Conclusions - Remaking
11. The only issue that I must remake is whether the appeal should be dismissed or allowed as not in accordance with the law on the basis of the common law duty of fairness. As Ms Ahmad rightly submitted the Court of Appeal in EK (Ivory Coast) holds that the common law duty of fairness does not mean that a claimant is entitled to an opportunity to comment on a withdrawal of a CAS prior to a refusal decision and to be given the opportunity to replace the CAS with another one in circumstances where he is not responsible for the withdrawal.

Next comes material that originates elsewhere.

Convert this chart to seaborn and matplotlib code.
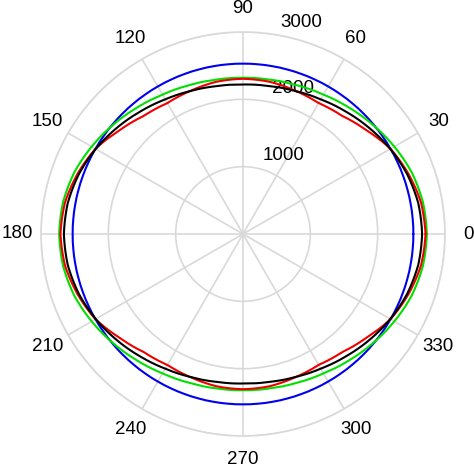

I also do not see any reason why a delay in 19 months between application and decision means that a decision is not in accordance with the law, or that in any way adds to the situation with the withdrawal of the CAS.
12. I also note, although this is not a factor in my decision-making, that the claimant would appear to be able to make a new Tier 4 student application at this point if he assembles all the relevant documentation so long as this is made within 28 days of the expiry of his leave, see paragraph 245ZX (l) of the Immigration Rules.
13. In these circumstances I must dismiss the claimant's appeal as he does not have a valid CAS and therefore cannot satisfy the requirements to have sufficient points under Appendix A or Appendix C and thus does not meet the requirements of paragraph 245ZX of the Immigration Rules; and there are no other matters which mean that the decision of the respondent is not in accordance with the law.

Decision:

1. The making of the decision of the First-tier Tribunal did involve the making of an error on a point of law.

2. I set aside the decision of the First-tier Tribunal allowing the appeal.

3. I re-make the decision in the appeal by dismissing it.